# Data shown
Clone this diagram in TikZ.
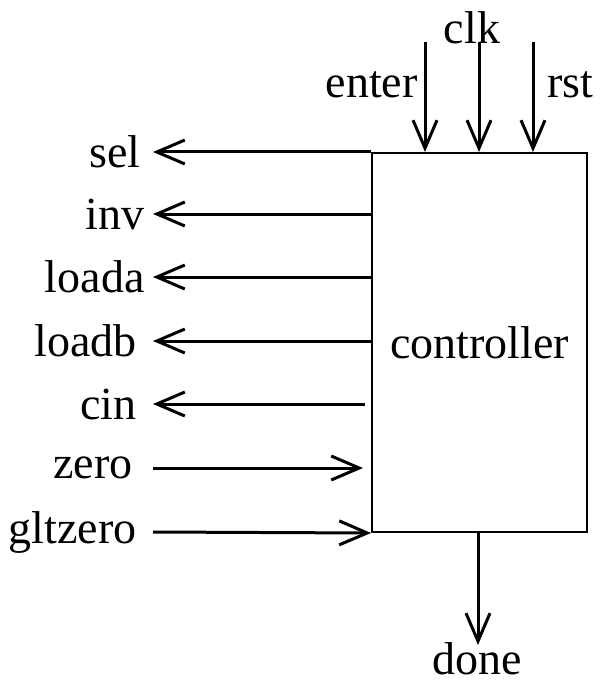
\documentclass[tikz,border=0pt]{standalone}
\usepackage{fontspec}
\setmainfont{Liberation Serif}
\usetikzlibrary{arrows.meta,positioning}
\tikzset{
  sig/.style={line width=1.5pt,-{Straight Barb[length=14pt,width=12pt,line width=1.5pt]}},
  lbl/.style={font=\fontsize{23}{28}\selectfont,inner sep=0pt},
}

\begin{document}
\begin{tikzpicture}[x=0.5pt,y=-0.5pt]
    \useasboundingbox (0,0) rectangle (600,684);
    % the block
    \node[lbl,draw,line width=1pt,minimum width=107.5pt,minimum height=189.5pt] (ctrl) at (479.5,342.5){controller};
    % outputs on the left
    \coordinate (selE) at (153,152);
    \coordinate (invE) at (153,214);
    \coordinate (loadaE) at (153,277);
    \coordinate (loadbE) at (153,341);
    \coordinate (cinE) at (153,404);
    \coordinate (cinS) at (365,404);
    \draw[sig] (ctrl.west |- selE) -- (selE);
    \draw[sig] (ctrl.west |- invE) -- (invE);
    \draw[sig] (ctrl.west |- loadaE) -- (loadaE);
    \draw[sig] (ctrl.west |- loadbE) -- (loadbE);
    \draw[sig] (cinS) -- (cinE);
    \node[lbl,left=6pt of selE] (sel){sel};
    \node[lbl,left=4pt of invE] (inv){inv};
    \node[lbl,left=4pt of loadaE] (loada){loada};
    \node[lbl,left=8pt of loadbE] (loadb){loadb};
    \node[lbl,left=8pt of cinE] (cin){cin};
    % inputs on the left
    \coordinate (zeroS) at (153,468);
    \coordinate (zeroE) at (363,468);
    \coordinate (gltS) at (153,532);
    \draw[sig] (zeroS) -- (zeroE);
    \draw[sig] (gltS) -- (ctrl.south west);
    \node[lbl,left=10pt of zeroS] (zero){zero};
    \node[lbl,left=8pt of gltS] (gltzero){gltzero};
    % inputs on top
    \coordinate (enterS) at (425,42);
    \coordinate (clkS) at (479,42);
    \coordinate (rstS) at (533,42);
    \draw[sig] (enterS) -- (ctrl.north -| enterS);
    \draw[sig] (clkS) -- (ctrl.north -| clkS);
    \draw[sig] (rstS) -- (ctrl.north -| rstS);
    \node[lbl,anchor=east] (enter) at (418,85){enter};
    \node[lbl] (clk) at (472,28){clk};
    \node[lbl,anchor=west] (rst) at (547,85){rst};
    % output at the bottom
    \coordinate (doneE) at (478,645);
    \draw[sig] (ctrl.south -| doneE) -- (doneE);
    \node[lbl] (done) at (477,659){done};
\end{tikzpicture}
\end{document}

# Instructions to follow
Retype each line of the listing above word for word. Exclude the pictures.

# The completed task
Clone this diagram in TikZ.
\documentclass[tikz,border=0pt]{standalone}
\usepackage{fontspec}
\setmainfont{Liberation Serif}
\usetikzlibrary{arrows.meta,positioning}
\tikzset{
  sig/.style={line width=1.5pt,-{Straight Barb[length=14pt,width=12pt,line width=1.5pt]}},
  lbl/.style={font=\fontsize{23}{28}\selectfont,inner sep=0pt},
}

\begin{document}
\begin{tikzpicture}[x=0.5pt,y=-0.5pt]
    \useasboundingbox (0,0) rectangle (600,684);
    % the block
    \node[lbl,draw,line width=1pt,minimum width=107.5pt,minimum height=189.5pt] (ctrl) at (479.5,342.5){controller};
    % outputs on the left
    \coordinate (selE) at (153,152);
    \coordinate (invE) at (153,214);
    \coordinate (loadaE) at (153,277);
    \coordinate (loadbE) at (153,341);
    \coordinate (cinE) at (153,404);
    \coordinate (cinS) at (365,404);
    \draw[sig] (ctrl.west |- selE) -- (selE);
    \draw[sig] (ctrl.west |- invE) -- (invE);
    \draw[sig] (ctrl.west |- loadaE) -- (loadaE);
    \draw[sig] (ctrl.west |- loadbE) -- (loadbE);
    \draw[sig] (cinS) -- (cinE);
    \node[lbl,left=6pt of selE] (sel){sel};
    \node[lbl,left=4pt of invE] (inv){inv};
    \node[lbl,left=4pt of loadaE] (loada){loada};
    \node[lbl,left=8pt of loadbE] (loadb){loadb};
    \node[lbl,left=8pt of cinE] (cin){cin};
    % inputs on the left
    \coordinate (zeroS) at (153,468);
    \coordinate (zeroE) at (363,468);
    \coordinate (gltS) at (153,532);
    \draw[sig] (zeroS) -- (zeroE);
    \draw[sig] (gltS) -- (ctrl.south west);
    \node[lbl,left=10pt of zeroS] (zero){zero};
    \node[lbl,left=8pt of gltS] (gltzero){gltzero};
    % inputs on top
    \coordinate (enterS) at (425,42);
    \coordinate (clkS) at (479,42);
    \coordinate (rstS) at (533,42);
    \draw[sig] (enterS) -- (ctrl.north -| enterS);
    \draw[sig] (clkS) -- (ctrl.north -| clkS);
    \draw[sig] (rstS) -- (ctrl.north -| rstS);
    \node[lbl,anchor=east] (enter) at (418,85){enter};
    \node[lbl] (clk) at (472,28){clk};
    \node[lbl,anchor=west] (rst) at (547,85){rst};
    % output at the bottom
    \coordinate (doneE) at (478,645);
    \draw[sig] (ctrl.south -| doneE) -- (doneE);
    \node[lbl] (done) at (477,659){done};
\end{tikzpicture}
\end{document}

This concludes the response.